After soaring higher through the first half of the year, artificial intelligence (AI) stocks aren't looking like the sure thing they were a few months ago. Perhaps the best example of the change in investor sentiment was the response to Nvidia's (NVDA 0.71%) recent blowout second-quarter earnings report last month.
The AI chipmaker blew past estimates on the top and bottom lines as revenue nearly doubled in the quarter. Its guidance for the third quarter also was well ahead of the Wall Street view.
While you might expect the stock to soar on such a report, it finished the trading session flat after initially jumping 6% on the news. That could be a signal that investors have already priced in the surge in revenue and profits at Nvidia.
A look at other AI stocks shows that the honeymoon phase could be over. Over the last three months, it seems that most of the AI stocks seen as pure plays have fallen or underperformed the market.
Let's take a look at a few of the obstacles facing AI stocks right now.
1. Market sentiment is shifting
After several months of stocks marching higher, all three major indexes pulled back in August. This was based on two things: fears that interest rates could move even higher and the Federal Reserve's attempts to squeeze the economy to squash inflation were finally starting to yield results. The S&P 500 is down slightly this month through Sept. 11, as well, showing that the next bull market may not come as soon as Wall Street watchers hoped.
Tech companies are still generally reporting sluggish growth as the waves of layoffs in the industry in the first half of the year play out. Other industries, such as entertainment, also seem to be in a recession, plagued by the Hollywood strikes and a streaming industry that's been mostly unprofitable.
Investors may have adopted a wait-and-see approach as they wait for more evidence that the stock market deserves to go higher.
2. AI stock valuations have gotten stretched
Many of the stocks above soared through the first half of the year as investors bet on the AI revolution. But increasing valuations bring higher expectations, and many of the valuations have now gotten stretched.
As you can see from the chart below, price-to-sales ratios have ballooned. This is an indication that trailing revenue and revenue forecasts over the next year haven't kept pace with skyrocketing valuations.
Except for Nvidia, the buzz around artificial intelligence hasn't seemed to have a notable impact on revenue growth or profits at most of these companies or the broader tech sector.
In some ways, it makes sense that Nvidia would be the first big winner. It sells the building blocks for AI infrastructure, and the soaring demand for its graphics processing units (GPUs) and other hardware is meaningful for the rest of the tech industry. However, investors seem to be realizing that it will take time for the transformation to play out and not every company tied to AI will be a winner.
C3.ai, for example, forecast revenue growth at a modest 15% this year, and Upstart is still experiencing year-over-year revenue declines as the consumer lending market has shrunk substantially due to higher interest rates.

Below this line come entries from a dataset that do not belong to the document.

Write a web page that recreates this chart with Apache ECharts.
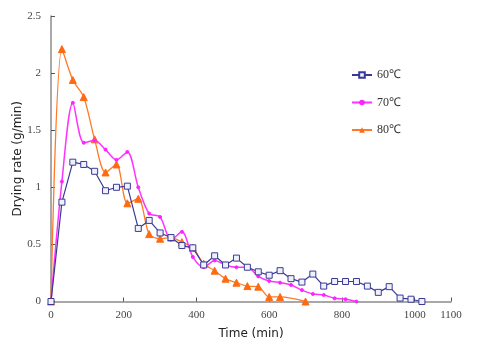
<!DOCTYPE html>
<html>
<head>
<meta charset="utf-8">
<script src="https://cdn.jsdelivr.net/npm/echarts@6/dist/echarts.min.js"></script>
<style>
  html, body { margin: 0; padding: 0; background: #fff; }
  #chart { width: 479px; height: 339px; }
</style>
</head>
<body>
<div id="chart"></div>
<script>
// Drying time (min) and drying rate (g/min) for three air temperatures
const time60 = [0, 30, 60, 90, 120, 150, 180, 210, 240, 270, 300, 330, 360, 390, 420, 450, 480, 510, 540, 570, 600, 630, 660, 690, 720, 750, 780, 810, 840, 870, 900, 930, 960, 990, 1020];
const rate60 = [0, 0.87, 1.22, 1.20, 1.14, 0.97, 1.00, 1.01, 0.64, 0.71, 0.60, 0.56, 0.49, 0.47, 0.32, 0.40, 0.32, 0.38, 0.30, 0.26, 0.23, 0.27, 0.20, 0.17, 0.24, 0.135, 0.175, 0.175, 0.175, 0.135, 0.08, 0.13, 0.03, 0.02, 0];

const time70 = [0, 30, 60, 90, 120, 150, 180, 210, 240, 270, 300, 330, 360, 390, 420, 450, 480, 510, 540, 570, 600, 630, 660, 690, 720, 750, 780, 810, 840];
const rate70 = [0, 1.05, 1.74, 1.39, 1.41, 1.33, 1.24, 1.31, 1.00, 0.77, 0.74, 0.54, 0.61, 0.39, 0.30, 0.36, 0.32, 0.30, 0.30, 0.22, 0.18, 0.165, 0.145, 0.10, 0.066, 0.057, 0.028, 0.02, 0];

const time80 = [0, 30, 60, 90, 120, 150, 180, 210, 240, 270, 300, 330, 360, 390, 420, 450, 480, 510, 540, 570, 600, 630, 700];
const rate80 = [0, 2.21, 1.94, 1.79, 1.42, 1.13, 1.20, 0.86, 0.90, 0.59, 0.55, 0.56, 0.52, 0.47, 0.33, 0.27, 0.20, 0.165, 0.135, 0.13, 0.04, 0.04, 0];

const seriesNames = ['60℃', '70℃', '80℃'];

function pairs(xs, ys) {
  return xs.map((x, i) => [x, ys[i]]);
}

const chart = echarts.init(document.getElementById('chart'), null, { renderer: 'canvas' });

const axisGray = '#8c8c8c';
const labelStyle = { color: '#444', fontFamily: 'Liberation Serif', fontSize: 11 };
const titleStyle = { color: '#222', fontFamily: 'DejaVu Sans', fontSize: 12, fontWeight: 500 };

chart.setOption({
  backgroundColor: '#ffffff',
  animation: false,
  grid: {
    left: 51, top: 16, width: 400, height: 285.5,
    containLabel: false,
    outerBoundsMode: 'none'
  },
  legend: {
    orient: 'vertical',
    left: 346,
    top: 64,
    itemGap: 15.5,
    itemWidth: 20,
    itemHeight: 7,
    data: seriesNames,
    textStyle: { color: '#333', fontFamily: 'Liberation Serif', fontSize: 12 }
  },
  xAxis: {
    type: 'value',
    min: 0,
    max: 1100,
    interval: 200,
    name: 'Time (min)',
    nameLocation: 'middle',
    nameGap: 26,
    nameMoveOverlap: false,
    nameTextStyle: titleStyle,
    axisLine: { lineStyle: { color: axisGray, width: 1.5 } },
    axisTick: { inside: true, length: 4, lineStyle: { color: '#555' } },
    axisLabel: Object.assign({ margin: 8, showMaxLabel: true, formatter: v => String(v) }, labelStyle),
    splitLine: { show: false }
  },
  yAxis: {
    type: 'value',
    min: 0,
    max: 2.5,
    interval: 0.5,
    name: 'Drying rate (g/min)',
    nameLocation: 'middle',
    nameGap: 27,
    nameMoveOverlap: false,
    nameTextStyle: titleStyle,
    axisLine: { show: true, lineStyle: { color: axisGray, width: 1.5 } },
    axisTick: { show: true, inside: true, length: 4, lineStyle: { color: '#555' } },
    axisLabel: Object.assign({ margin: 10, formatter: v => String(v) }, labelStyle),
    splitLine: { show: false }
  },
  series: [
    {
      name: seriesNames[0],
      type: 'line',
      data: pairs(time60, rate60),
      smooth: false,
      symbol: 'rect',
      symbolSize: 6,
      itemStyle: { color: '#eef0fb', borderColor: '#3a3a96', borderWidth: 1 },
      lineStyle: { color: '#3a3a96', width: 1.2 },
      z: 4
    },
    {
      name: seriesNames[1],
      type: 'line',
      data: pairs(time70, rate70),
      smooth: 0.3,
      symbol: 'circle',
      symbolSize: 3,
      itemStyle: { color: '#ff22ff', borderColor: '#ff22ff' },
      lineStyle: { color: '#ff33ff', width: 1.5 },
      z: 3
    },
    {
      name: seriesNames[2],
      type: 'line',
      data: pairs(time80, rate80),
      smooth: 0.3,
      symbol: 'triangle',
      symbolSize: 7,
      itemStyle: { color: '#ff6a10', borderColor: '#ff6a10' },
      lineStyle: { color: '#ff7a26', width: 1.3 },
      z: 2
    }
  ]
});
</script>
</body>
</html>
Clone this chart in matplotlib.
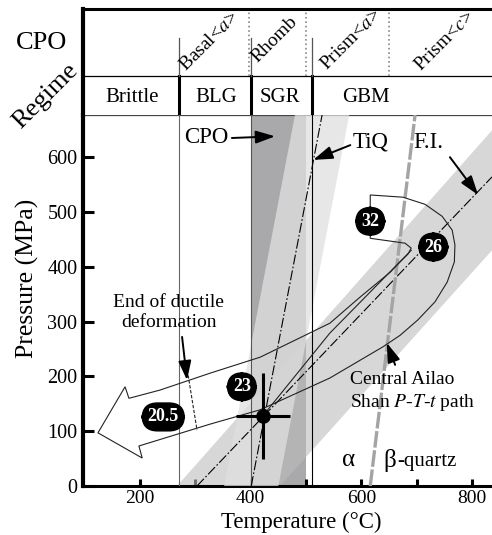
import matplotlib.pyplot as plt
from matplotlib.patches import Polygon

plt.rcParams['font.family'] = ['Liberation Serif', 'DejaVu Serif']
plt.rcParams['mathtext.fontset'] = 'stix'

# axis ranges (degC, MPa)
t_lim = (97, 836)
p_lim = (0, 677)

# header: regimes and CPO slip systems
regime_bounds = [270, 400, 510]
regime_names = ['Brittle', 'BLG', 'SGR', 'GBM']
regime_pos = [186, 337, 453, 608]
cpo_bounds = [397, 500, 650]
cpo_names = [r'Basal<$a$>', 'Rhomb', r'Prism<$a$>', r'Prism<$c$>']
cpo_pos = [325, 443, 582, 750]
cpo_y = [0.69, 0.71, 0.71, 0.70]

# shaded bands
cpo_band = (400, 500)
tiq_band_T = [352, 480, 578, 450]
tiq_band_P = [0, 677, 677, 0]
fi_band_T = [267, 836, 836, 453]
fi_band_P = [0, 649, 430, 0]

# lines
tiq_T = [401, 529]
tiq_P = [0, 677]
fi_T = [303, 836]
fi_P = [0, 564]
ab_T = [616, 697]
ab_P = [0, 677]
ductile_T = [287, 303]
ductile_P = [202, 102]

# P-T-t path outline
path_T = [180, 173, 124, 204, 198, 327, 417, 543, 639, 670, 702, 733, 755, 768,
          769, 764, 746, 715, 675, 616, 616, 679, 690, 684, 670, 652, 598, 543,
          417, 327, 236]
path_P = [160, 181, 97, 51, 73, 113, 139, 197, 254, 275, 303, 336, 372, 409,
          440, 467, 492, 514, 527, 531, 452, 443, 434, 423, 409, 390, 345, 297,
          235, 206, 175]
inner_T = [690, 543, 422]
inner_P = [430, 279, 128]

# samples (Ma)
sample_labels = ['32', '26', '23', '20.5']
sample_T = [616, 730, 384, 242]
sample_P = [483, 436, 181, 126]
est_T, est_P = 422, 128
est_Terr, est_Perr = 49, 78

fig = plt.figure(figsize=(4.92, 5.35), dpi=100)
ax = fig.add_axes([0.1687, 0.0916, 0.8313, 0.6935])
axh = fig.add_axes([0.1687, 0.785, 0.8313, 0.1981])

# bands
ax.axvspan(*cpo_band, color='#a9a9ab', lw=0, zorder=1)
ax.add_patch(Polygon(list(zip(fi_band_T, fi_band_P)), closed=True, fc='#bdbdbd',
                     alpha=0.6, lw=0, zorder=2))
ax.add_patch(Polygon(list(zip(tiq_band_T, tiq_band_P)), closed=True, fc='#e0e0e0',
                     alpha=0.75, lw=0, zorder=3))

# vertical regime lines
ax.axvline(270, color='#666666', lw=0.8, zorder=4)
ax.axvline(400, color='#555555', lw=0.8, zorder=4)
ax.axvline(510, color='black', lw=0.8, zorder=4)

dashdot = (0, (9, 2, 1.5, 2))
ax.plot(tiq_T, tiq_P, color='black', lw=0.8, ls=dashdot, zorder=5)
ax.plot(fi_T, fi_P, color='black', lw=0.8, ls=dashdot, zorder=5)
ax.plot(ab_T, ab_P, color='#a4a4a4', lw=2.4, ls=(0, (5, 0.8)), zorder=5)

ax.add_patch(Polygon(list(zip(path_T, path_P)), closed=True, fill=False,
                     ec='#222222', lw=0.8, zorder=6))
ax.plot(inner_T, inner_P, color='#222222', lw=0.8, zorder=6)
ax.plot(ductile_T, ductile_P, color='#222222', lw=0.8, ls=(0, (3, 1.5)), zorder=6)

# 23 Ma estimate
ax.errorbar(est_T, est_P, xerr=est_Terr, yerr=est_Perr, fmt='o', color='black',
            ms=9.5, elinewidth=2.2, capsize=0, zorder=8)

for lab, t, p in zip(sample_labels, sample_T, sample_P):
    ax.text(t, p, lab, color='white', fontsize=13, fontweight='bold', ha='center',
            va='center', zorder=9,
            bbox=dict(boxstyle='round,pad=0.3,rounding_size=0.85', fc='black', ec='black'))

arrow = dict(arrowstyle='-|>,head_length=0.9,head_width=0.3', color='black', lw=1.4,
             shrinkA=0, shrinkB=0, mutation_scale=13)
ax.annotate('', xy=(444, 638), xytext=(366, 635), arrowprops=arrow, zorder=9)
ax.text(359, 635, 'CPO', fontsize=16.5, ha='right', va='center', zorder=9)
ax.annotate('', xy=(513, 595), xytext=(580, 622), arrowprops=arrow, zorder=9)
ax.text(585, 627, 'TiQ', fontsize=16.5, ha='left', va='center', zorder=9)
ax.annotate('', xy=(811, 531), xytext=(760, 600), arrowprops=arrow, zorder=9)
ax.text(720, 627, 'F.I.', fontsize=16.5, ha='center', va='center', zorder=9)
ax.annotate('', xy=(646, 261), xytext=(661, 221), arrowprops=arrow, zorder=9)
ax.text(580, 171, 'Central Ailao\nShan $P$-$T$-$t$ path', fontsize=14, ha='left',
        va='center', linespacing=1.25, zorder=9)
ax.annotate('', xy=(285, 193), xytext=(276, 272), arrowprops=arrow, zorder=9)
ax.text(252, 317, 'End of ductile\ndeformation', fontsize=14, ha='center',
        va='center', linespacing=1.25, zorder=9)
ax.text(576, 47, 'α', fontsize=18, ha='center', va='center', zorder=9)
ax.text(639, 47, 'β', fontsize=18, ha='left', va='center', zorder=9)
ax.text(665, 45, '-quartz', fontsize=15, ha='left', va='center', zorder=9)

ax.set_xlim(*t_lim)
ax.set_ylim(*p_lim)
ax.set_yticks(range(0, 700, 100))
ax.set_xticks(range(200, 900, 100))
ax.set_xticklabels(['200', '', '400', '', '600', '', '800'])
ax.tick_params(axis='y', direction='in', length=8, width=2.2, labelsize=14.5, pad=4)
ax.tick_params(axis='x', direction='in', length=5, width=2.2, labelsize=14, pad=3)
ax.spines['left'].set_linewidth(3)
ax.spines['bottom'].set_linewidth(2.2)
ax.spines['top'].set_linewidth(0.9)
ax.spines['top'].set_color('#444444')
ax.spines['right'].set_visible(False)

# header table
axh.set_xlim(*t_lim)
axh.set_ylim(0, 1)
axh.set_xticks([])
axh.set_yticks([])
axh.spines['left'].set_linewidth(3)
axh.spines['top'].set_linewidth(2.2)
axh.spines['right'].set_visible(False)
axh.spines['bottom'].set_visible(False)
axh.axhline(0.368, color='black', lw=0.9)
for t in regime_bounds:
    axh.plot([t, t], [0, 0.368], color='black', lw=2.2)
    axh.plot([t, t], [0.368, 0.726], color='#555555', lw=0.9)
for t in cpo_bounds:
    axh.plot([t, t], [0.368, 1], color='#888888', lw=1.2, ls=':')
for name, t in zip(regime_names, regime_pos):
    axh.text(t, 0.17, name, fontsize=15, ha='center', va='center')
for name, t, y in zip(cpo_names, cpo_pos, cpo_y):
    axh.text(t, y, name, fontsize=14, ha='center', va='center', rotation=45,
             rotation_mode='anchor')

fig.text(42 / 492, 1 - 43 / 535, 'CPO', fontsize=19, ha='center', va='center')
fig.text(46 / 492, 1 - 96 / 535, 'Regime', fontsize=19, ha='center', va='center',
         rotation=45)
fig.text(27 / 492, 1 - 278 / 535, 'Pressure (MPa)', fontsize=18.5, ha='center',
         va='center', rotation=90)
fig.text(301 / 492, 1 - 522 / 535, 'Temperature (°C)', fontsize=16.5, ha='center',
         va='center')

fig.savefig('out.png', dpi=100)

It's unreasonable to expect those stocks and their peers to perform well without fundamentals showing that their businesses are healthy and growing. Touting an AI-based business model isn't enough anymore, and investors want to see real growth.
What it will take to turn things around
In order for AI stocks to regain their mojo, investors are likely going to need a solid and lasting rebound in the economy, showing that we're at the start of a new expansion bull market. More importantly, investors will need to see that artificial intelligence is actually moving the bottom line for these so-called AI stocks.
Thus far, that hasn't materialized except for Nvidia. With valuations inflated and expectations high, investors seem to be expecting a significant near-term tailwind from AI. If it remains that way, expect AI stocks to continue to wither.